SUPPLIED DATA:
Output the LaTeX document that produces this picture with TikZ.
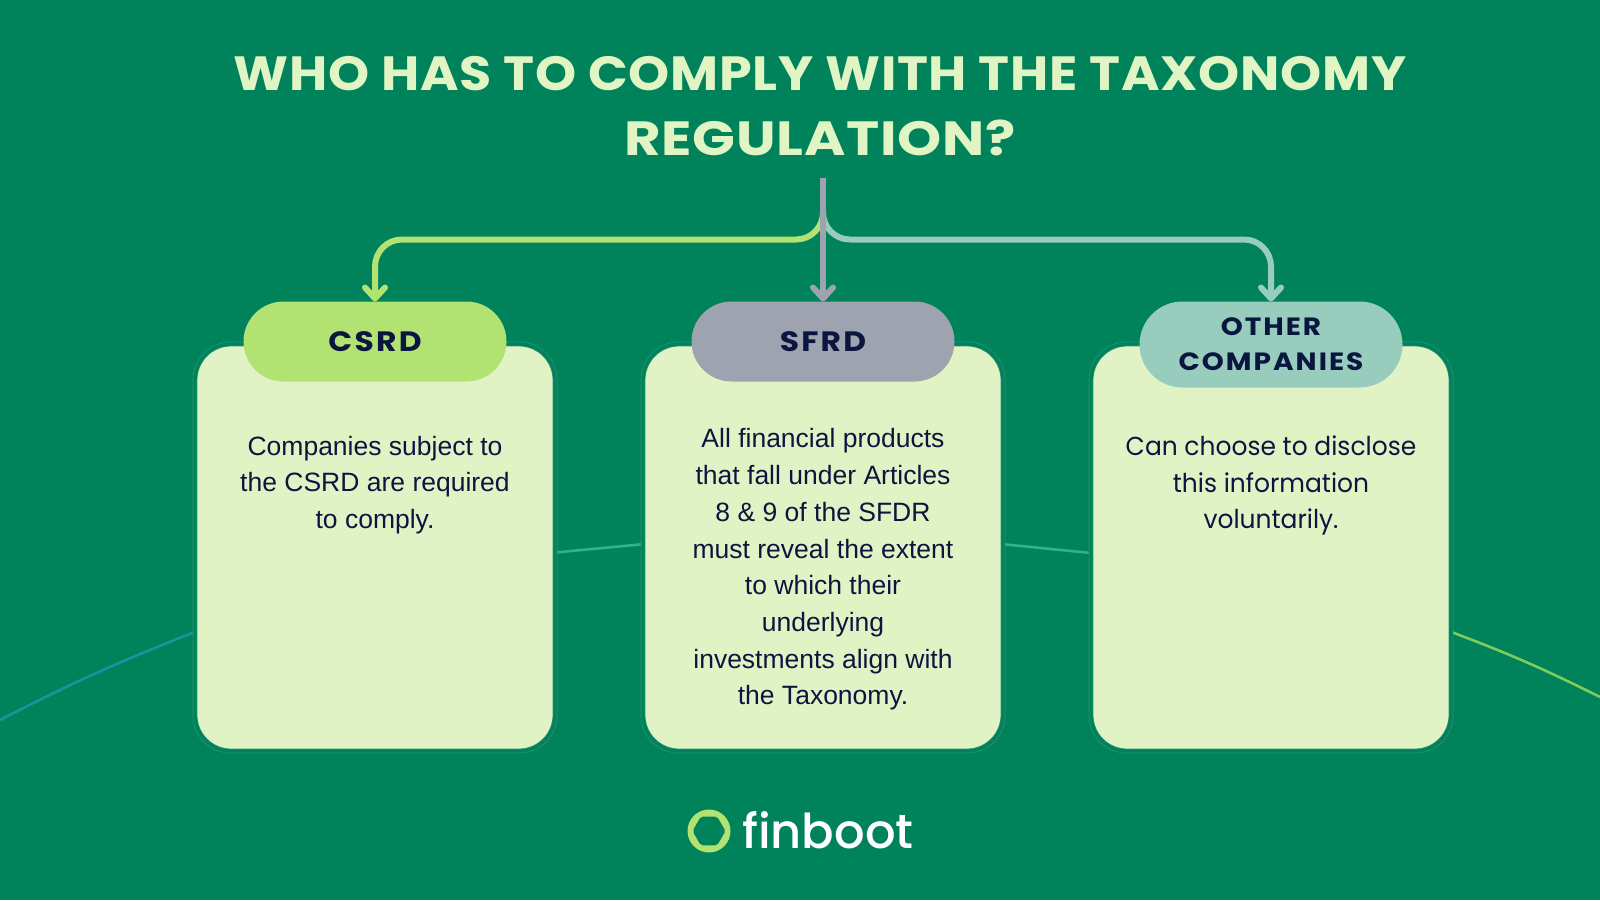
\documentclass[tikz,border=0pt]{standalone}
\usepackage{fontspec}
\usepackage{xcolor}
\usetikzlibrary{arrows.meta,shapes.misc,shapes.geometric}
\setmainfont{Liberation Sans}
\newfontfamily\titlefont[FakeStretch=1.09,LetterSpace=1.5]{Poppins}
\newfontfamily\titlewide[FakeStretch=1.17,LetterSpace=1.5]{Poppins}
\newfontfamily\pillfont[FakeStretch=1.12,LetterSpace=8]{Poppins}
\newfontfamily\widefont[FakeStretch=0.96]{Poppins}
\newfontfamily\logofont{Poppins Medium}
\definecolor{bggreen}{HTML}{00825A}
\definecolor{cardgreen}{HTML}{E1F3C5}
\definecolor{edgegreen}{HTML}{2A9572}
\definecolor{csrdgreen}{HTML}{B2E271}
\definecolor{sfrdgrey}{HTML}{9EA3B0}
\definecolor{othermint}{HTML}{98CCBC}
\definecolor{inkblue}{HTML}{0B1640}
\definecolor{titlecream}{HTML}{E1F5C4}
\definecolor{swooshblue}{HTML}{1A93A0}
\definecolor{swooshmint}{HTML}{35B088}
\definecolor{swooshlime}{HTML}{7FCB5C}
\tikzset{
  cardbox/.style={rectangle,rounded corners=36pt,minimum width=360pt,minimum height=407pt,inner sep=0pt,outer sep=0pt,
    fill=cardgreen,draw=edgegreen,line width=0.7pt,double=bggreen,double distance=3.4pt},
  pillbox/.style={rounded rectangle,minimum width=263pt,inner sep=0pt,outer sep=0pt,text=inkblue,align=center,
    font=\pillfont\bfseries\fontsize{28}{35}\selectfont},
  bodytext/.style={text=inkblue,align=center,inner sep=0pt,font=\fontsize{26.5}{36.7}\selectfont},
  branch/.style={line width=6pt,rounded corners=27pt,-{Straight Barb[length=11pt,width=20pt,round]}},
  swoosh/.style={line width=2.6pt}
}
\begin{document}
\begin{tikzpicture}[x=1pt,y=-1pt]
  \fill [bggreen] (0,0) rectangle (1600,900);
  \useasboundingbox (0,0) rectangle (1600,900);
  \draw [swoosh,swooshblue] (0,720) to[bend left=3] (200,630);
  \draw [swoosh,swooshmint] (550,553) -- (650,543.5);
  \draw [swoosh,swooshmint] (996,543.5) -- (1096,553.5);
  \draw [swoosh,swooshlime] (1446,630) to[bend left=3] (1600,697);
  \node (csrdcard) [cardbox] at (375,547.5) {};
  \node (sfrdcard) [cardbox] at (823,547.5) {};
  \node (othercard) [cardbox] at (1271,547.5) {};
  \node (title) at (820,106.5) [text=titlecream,align=center,inner sep=0pt,font=\titlefont\bfseries\fontsize{48}{65}\selectfont] {WHO HAS TO COMPLY WITH THE TAXONOMY\\{\titlewide\bfseries REGULATION?}};
  \coordinate (hub) at (823,178);
  \coordinate (fork) at (823,212);
  \coordinate (forkbend) at (823,239.5);
  \node (csrdpill) [pillbox,fill=csrdgreen,minimum height=80pt] at (375,341.5) {CSRD};
  \node (sfrdpill) [pillbox,fill=sfrdgrey,minimum height=80pt] at (823,341.5) {SFRD};
  \node (otherpill) [pillbox,fill=othermint,minimum height=86pt,font=\pillfont\bfseries\fontsize{25}{35}\selectfont] at (1271,344.5) {OTHER\\COMPANIES};
  \draw [branch,csrdgreen] (fork) -- (forkbend) -| (csrdpill.north);
  \draw [branch,othermint] (fork) -- (forkbend) -| (otherpill.north);
  \draw [branch,sfrdgrey] (hub) -- (sfrdpill.north);
  \node (csrdtext) [bodytext] at (375,485) {Companies subject to\\the CSRD are required\\to comply.};
  \node (sfrdtext) [bodytext] at (823,569.5) {All financial products\\that fall under Articles\\8 \& 9 of the SFDR\\must reveal the extent\\to which their\\underlying\\investments align with\\the Taxonomy.};
  \node (othertext) [bodytext,font=\widefont\fontsize{26}{36.7}\selectfont] at (1271,485.5) {Can choose to disclose\\this information\\voluntarily.};
  \node (logoring) [circle,fill=csrdgreen,minimum size=43pt,inner sep=0pt] at (709,831) {};
  \node (logohole) [regular polygon,regular polygon sides=6,fill=bggreen,minimum size=33pt,inner sep=0pt,rounded corners=2pt] at (logoring.center) {};
  \node (logotext) [anchor=base west,inner sep=0pt,text=white,font=\logofont\fontsize{48}{48}\selectfont] at (742,848) {finboot};
\end{tikzpicture}
\end{document}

GIVEN REQUEST:
In your copy of the listing above, reproduce each line exactly and omit all pictures.

WRITTEN REPLY:
Output the LaTeX document that produces this picture with TikZ.
\documentclass[tikz,border=0pt]{standalone}
\usepackage{fontspec}
\usepackage{xcolor}
\usetikzlibrary{arrows.meta,shapes.misc,shapes.geometric}
\setmainfont{Liberation Sans}
\newfontfamily\titlefont[FakeStretch=1.09,LetterSpace=1.5]{Poppins}
\newfontfamily\titlewide[FakeStretch=1.17,LetterSpace=1.5]{Poppins}
\newfontfamily\pillfont[FakeStretch=1.12,LetterSpace=8]{Poppins}
\newfontfamily\widefont[FakeStretch=0.96]{Poppins}
\newfontfamily\logofont{Poppins Medium}
\definecolor{bggreen}{HTML}{00825A}
\definecolor{cardgreen}{HTML}{E1F3C5}
\definecolor{edgegreen}{HTML}{2A9572}
\definecolor{csrdgreen}{HTML}{B2E271}
\definecolor{sfrdgrey}{HTML}{9EA3B0}
\definecolor{othermint}{HTML}{98CCBC}
\definecolor{inkblue}{HTML}{0B1640}
\definecolor{titlecream}{HTML}{E1F5C4}
\definecolor{swooshblue}{HTML}{1A93A0}
\definecolor{swooshmint}{HTML}{35B088}
\definecolor{swooshlime}{HTML}{7FCB5C}
\tikzset{
  cardbox/.style={rectangle,rounded corners=36pt,minimum width=360pt,minimum height=407pt,inner sep=0pt,outer sep=0pt,
    fill=cardgreen,draw=edgegreen,line width=0.7pt,double=bggreen,double distance=3.4pt},
  pillbox/.style={rounded rectangle,minimum width=263pt,inner sep=0pt,outer sep=0pt,text=inkblue,align=center,
    font=\pillfont\bfseries\fontsize{28}{35}\selectfont},
  bodytext/.style={text=inkblue,align=center,inner sep=0pt,font=\fontsize{26.5}{36.7}\selectfont},
  branch/.style={line width=6pt,rounded corners=27pt,-{Straight Barb[length=11pt,width=20pt,round]}},
  swoosh/.style={line width=2.6pt}
}
\begin{document}
\begin{tikzpicture}[x=1pt,y=-1pt]
  \fill [bggreen] (0,0) rectangle (1600,900);
  \useasboundingbox (0,0) rectangle (1600,900);
  \draw [swoosh,swooshblue] (0,720) to[bend left=3] (200,630);
  \draw [swoosh,swooshmint] (550,553) -- (650,543.5);
  \draw [swoosh,swooshmint] (996,543.5) -- (1096,553.5);
  \draw [swoosh,swooshlime] (1446,630) to[bend left=3] (1600,697);
  \node (csrdcard) [cardbox] at (375,547.5) {};
  \node (sfrdcard) [cardbox] at (823,547.5) {};
  \node (othercard) [cardbox] at (1271,547.5) {};
  \node (title) at (820,106.5) [text=titlecream,align=center,inner sep=0pt,font=\titlefont\bfseries\fontsize{48}{65}\selectfont] {WHO HAS TO COMPLY WITH THE TAXONOMY\\{\titlewide\bfseries REGULATION?}};
  \coordinate (hub) at (823,178);
  \coordinate (fork) at (823,212);
  \coordinate (forkbend) at (823,239.5);
  \node (csrdpill) [pillbox,fill=csrdgreen,minimum height=80pt] at (375,341.5) {CSRD};
  \node (sfrdpill) [pillbox,fill=sfrdgrey,minimum height=80pt] at (823,341.5) {SFRD};
  \node (otherpill) [pillbox,fill=othermint,minimum height=86pt,font=\pillfont\bfseries\fontsize{25}{35}\selectfont] at (1271,344.5) {OTHER\\COMPANIES};
  \draw [branch,csrdgreen] (fork) -- (forkbend) -| (csrdpill.north);
  \draw [branch,othermint] (fork) -- (forkbend) -| (otherpill.north);
  \draw [branch,sfrdgrey] (hub) -- (sfrdpill.north);
  \node (csrdtext) [bodytext] at (375,485) {Companies subject to\\the CSRD are required\\to comply.};
  \node (sfrdtext) [bodytext] at (823,569.5) {All financial products\\that fall under Articles\\8 \& 9 of the SFDR\\must reveal the extent\\to which their\\underlying\\investments align with\\the Taxonomy.};
  \node (othertext) [bodytext,font=\widefont\fontsize{26}{36.7}\selectfont] at (1271,485.5) {Can choose to disclose\\this information\\voluntarily.};
  \node (logoring) [circle,fill=csrdgreen,minimum size=43pt,inner sep=0pt] at (709,831) {};
  \node (logohole) [regular polygon,regular polygon sides=6,fill=bggreen,minimum size=33pt,inner sep=0pt,rounded corners=2pt] at (logoring.center) {};
  \node (logotext) [anchor=base west,inner sep=0pt,text=white,font=\logofont\fontsize{48}{48}\selectfont] at (742,848) {finboot};
\end{tikzpicture}
\end{document}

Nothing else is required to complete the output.